[Data listing]
# # #

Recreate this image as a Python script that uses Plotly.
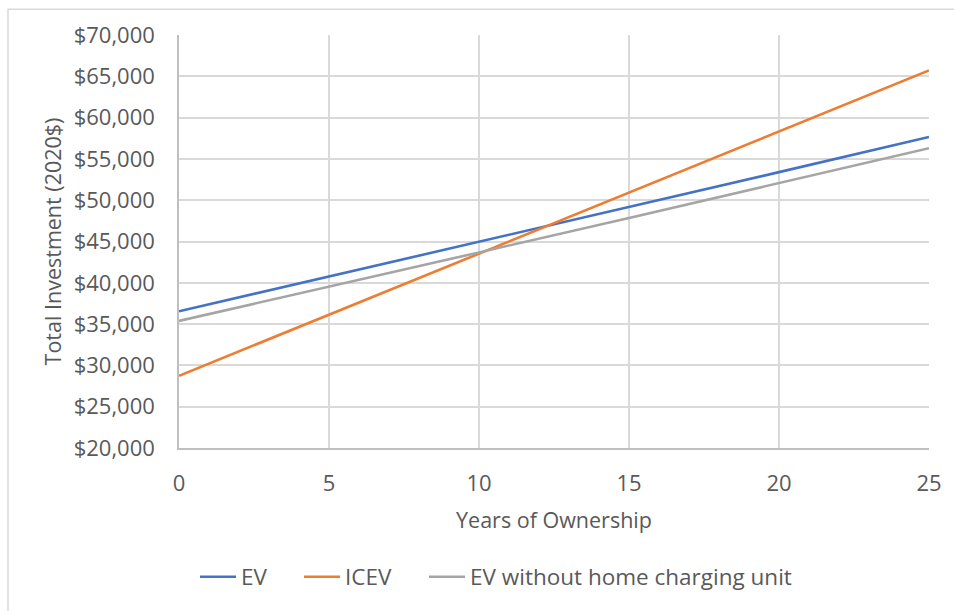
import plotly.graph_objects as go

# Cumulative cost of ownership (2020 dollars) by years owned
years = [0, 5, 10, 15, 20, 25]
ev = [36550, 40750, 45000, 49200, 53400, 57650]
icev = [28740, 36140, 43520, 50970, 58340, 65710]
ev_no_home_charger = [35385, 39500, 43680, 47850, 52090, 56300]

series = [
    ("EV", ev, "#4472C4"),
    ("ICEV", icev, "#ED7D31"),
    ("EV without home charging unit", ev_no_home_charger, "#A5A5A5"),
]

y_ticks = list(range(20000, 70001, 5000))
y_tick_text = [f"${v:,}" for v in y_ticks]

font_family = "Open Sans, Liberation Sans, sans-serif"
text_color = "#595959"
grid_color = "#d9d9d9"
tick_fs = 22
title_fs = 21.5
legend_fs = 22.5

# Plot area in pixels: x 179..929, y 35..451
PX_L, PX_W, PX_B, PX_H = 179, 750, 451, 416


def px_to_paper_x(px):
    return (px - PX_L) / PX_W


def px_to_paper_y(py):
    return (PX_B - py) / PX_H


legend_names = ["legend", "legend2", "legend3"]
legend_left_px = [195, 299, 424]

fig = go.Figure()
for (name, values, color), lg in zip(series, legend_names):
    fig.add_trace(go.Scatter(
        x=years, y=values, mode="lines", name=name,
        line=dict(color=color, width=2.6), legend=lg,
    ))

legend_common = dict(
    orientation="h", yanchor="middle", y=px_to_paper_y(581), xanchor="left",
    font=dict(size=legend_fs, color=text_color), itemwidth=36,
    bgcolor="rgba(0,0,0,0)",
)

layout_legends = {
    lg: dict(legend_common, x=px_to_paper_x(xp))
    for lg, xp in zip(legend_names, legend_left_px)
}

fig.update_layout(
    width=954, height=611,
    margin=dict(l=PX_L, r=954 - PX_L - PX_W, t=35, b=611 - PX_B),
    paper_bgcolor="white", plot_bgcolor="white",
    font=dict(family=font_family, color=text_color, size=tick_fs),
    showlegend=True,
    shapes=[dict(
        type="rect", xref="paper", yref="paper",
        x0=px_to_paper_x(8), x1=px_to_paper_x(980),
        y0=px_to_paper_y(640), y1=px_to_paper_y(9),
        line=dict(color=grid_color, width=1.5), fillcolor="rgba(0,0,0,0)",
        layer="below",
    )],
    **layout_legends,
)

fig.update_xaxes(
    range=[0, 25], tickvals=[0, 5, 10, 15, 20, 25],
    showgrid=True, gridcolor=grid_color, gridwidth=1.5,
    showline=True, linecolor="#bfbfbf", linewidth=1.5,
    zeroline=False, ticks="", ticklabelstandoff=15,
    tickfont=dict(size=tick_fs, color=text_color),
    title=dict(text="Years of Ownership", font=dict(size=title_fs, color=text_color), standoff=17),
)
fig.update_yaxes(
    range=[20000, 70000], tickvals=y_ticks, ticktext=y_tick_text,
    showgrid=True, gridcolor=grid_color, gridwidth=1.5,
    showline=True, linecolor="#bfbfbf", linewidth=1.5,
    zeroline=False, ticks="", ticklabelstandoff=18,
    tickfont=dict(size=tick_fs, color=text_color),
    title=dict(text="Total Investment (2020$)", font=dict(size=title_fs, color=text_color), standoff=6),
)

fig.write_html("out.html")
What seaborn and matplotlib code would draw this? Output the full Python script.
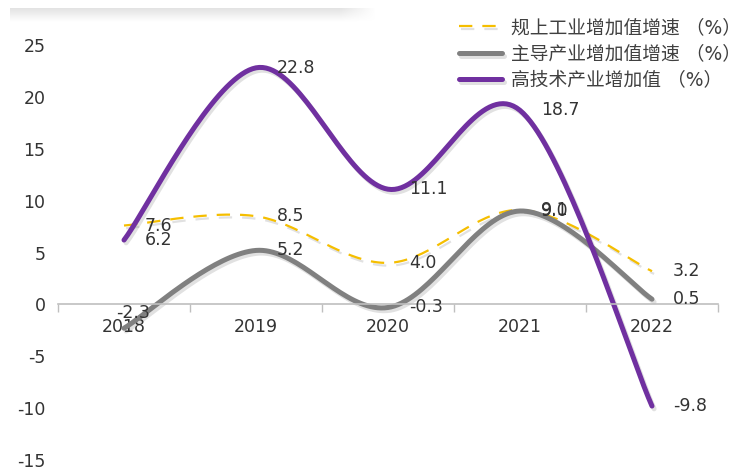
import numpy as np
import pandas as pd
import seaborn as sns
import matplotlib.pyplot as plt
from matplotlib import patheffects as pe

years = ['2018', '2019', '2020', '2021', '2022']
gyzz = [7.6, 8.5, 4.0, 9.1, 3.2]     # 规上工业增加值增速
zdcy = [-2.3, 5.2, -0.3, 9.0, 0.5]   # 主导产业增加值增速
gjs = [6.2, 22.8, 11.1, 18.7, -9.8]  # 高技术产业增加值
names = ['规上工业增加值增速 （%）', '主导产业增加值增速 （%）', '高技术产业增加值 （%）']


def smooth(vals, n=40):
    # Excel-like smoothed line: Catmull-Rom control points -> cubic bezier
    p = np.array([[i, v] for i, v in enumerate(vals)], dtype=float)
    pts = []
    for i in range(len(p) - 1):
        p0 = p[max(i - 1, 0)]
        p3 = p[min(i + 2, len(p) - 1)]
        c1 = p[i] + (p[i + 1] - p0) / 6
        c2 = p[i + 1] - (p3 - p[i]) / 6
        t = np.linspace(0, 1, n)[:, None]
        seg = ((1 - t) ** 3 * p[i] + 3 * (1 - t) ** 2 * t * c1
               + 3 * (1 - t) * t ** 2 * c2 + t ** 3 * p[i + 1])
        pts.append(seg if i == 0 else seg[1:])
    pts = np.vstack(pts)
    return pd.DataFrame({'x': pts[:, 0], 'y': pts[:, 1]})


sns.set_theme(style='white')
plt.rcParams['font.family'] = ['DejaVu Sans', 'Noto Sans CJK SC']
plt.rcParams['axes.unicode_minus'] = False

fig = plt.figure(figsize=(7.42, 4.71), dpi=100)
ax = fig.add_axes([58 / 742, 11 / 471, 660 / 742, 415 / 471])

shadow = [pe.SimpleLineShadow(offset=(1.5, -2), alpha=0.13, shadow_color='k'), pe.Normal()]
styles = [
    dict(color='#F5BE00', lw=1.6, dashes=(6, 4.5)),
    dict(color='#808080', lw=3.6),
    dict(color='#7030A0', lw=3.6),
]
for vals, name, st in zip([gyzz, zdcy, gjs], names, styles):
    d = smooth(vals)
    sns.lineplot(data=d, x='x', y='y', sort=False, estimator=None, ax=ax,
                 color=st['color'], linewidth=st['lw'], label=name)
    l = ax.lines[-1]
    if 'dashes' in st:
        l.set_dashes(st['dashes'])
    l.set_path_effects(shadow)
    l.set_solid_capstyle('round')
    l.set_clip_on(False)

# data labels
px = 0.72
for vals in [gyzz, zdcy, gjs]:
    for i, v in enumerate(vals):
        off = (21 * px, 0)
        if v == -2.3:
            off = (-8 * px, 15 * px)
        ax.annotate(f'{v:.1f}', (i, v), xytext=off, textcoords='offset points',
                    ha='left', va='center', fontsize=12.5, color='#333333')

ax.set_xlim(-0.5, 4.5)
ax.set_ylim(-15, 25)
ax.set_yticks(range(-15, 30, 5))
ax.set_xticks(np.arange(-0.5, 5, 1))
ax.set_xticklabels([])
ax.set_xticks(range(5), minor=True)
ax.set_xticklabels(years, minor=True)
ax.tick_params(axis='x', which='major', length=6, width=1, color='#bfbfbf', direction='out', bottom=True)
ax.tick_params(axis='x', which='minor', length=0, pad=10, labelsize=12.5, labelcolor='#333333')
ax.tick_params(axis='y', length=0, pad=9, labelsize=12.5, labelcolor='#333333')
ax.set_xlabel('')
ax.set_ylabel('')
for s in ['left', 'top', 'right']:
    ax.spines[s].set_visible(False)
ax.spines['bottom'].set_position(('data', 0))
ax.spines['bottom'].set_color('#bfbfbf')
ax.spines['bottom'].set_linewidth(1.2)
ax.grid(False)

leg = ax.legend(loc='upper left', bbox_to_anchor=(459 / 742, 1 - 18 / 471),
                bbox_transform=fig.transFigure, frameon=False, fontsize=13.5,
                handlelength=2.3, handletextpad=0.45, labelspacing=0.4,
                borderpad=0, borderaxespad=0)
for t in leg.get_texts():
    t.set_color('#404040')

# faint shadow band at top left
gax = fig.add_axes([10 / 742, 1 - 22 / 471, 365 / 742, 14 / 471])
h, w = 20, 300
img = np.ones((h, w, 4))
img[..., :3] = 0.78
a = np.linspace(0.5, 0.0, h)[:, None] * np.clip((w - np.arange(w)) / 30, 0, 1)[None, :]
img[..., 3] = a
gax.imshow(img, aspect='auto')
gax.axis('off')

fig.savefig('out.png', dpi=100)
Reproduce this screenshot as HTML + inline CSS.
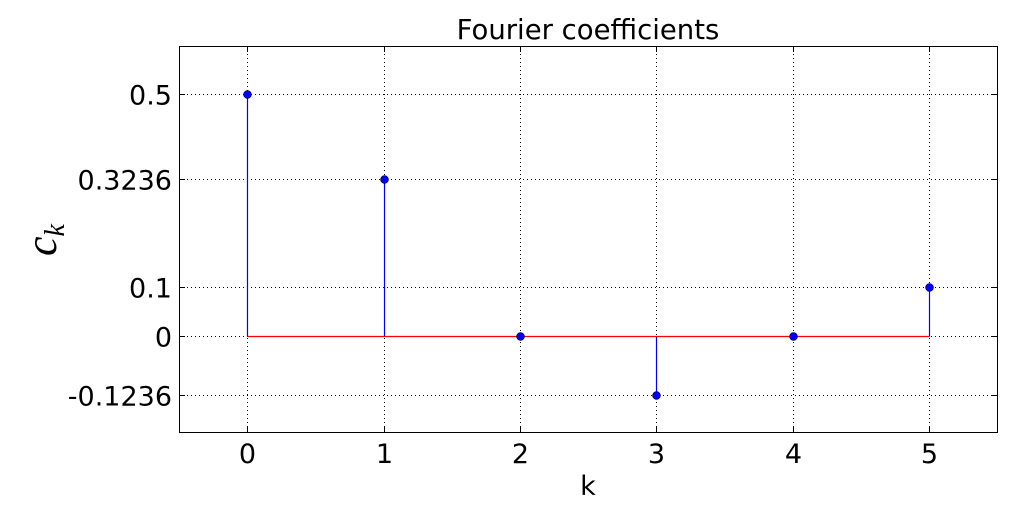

# # #

Work instructions:
Quote the records above exactly, from the first line through the line containing "import plotly.graph_objects as go", and leave out the pictures.

Exercise output:
Recreate this image as a Python script that uses Plotly.
import plotly.graph_objects as go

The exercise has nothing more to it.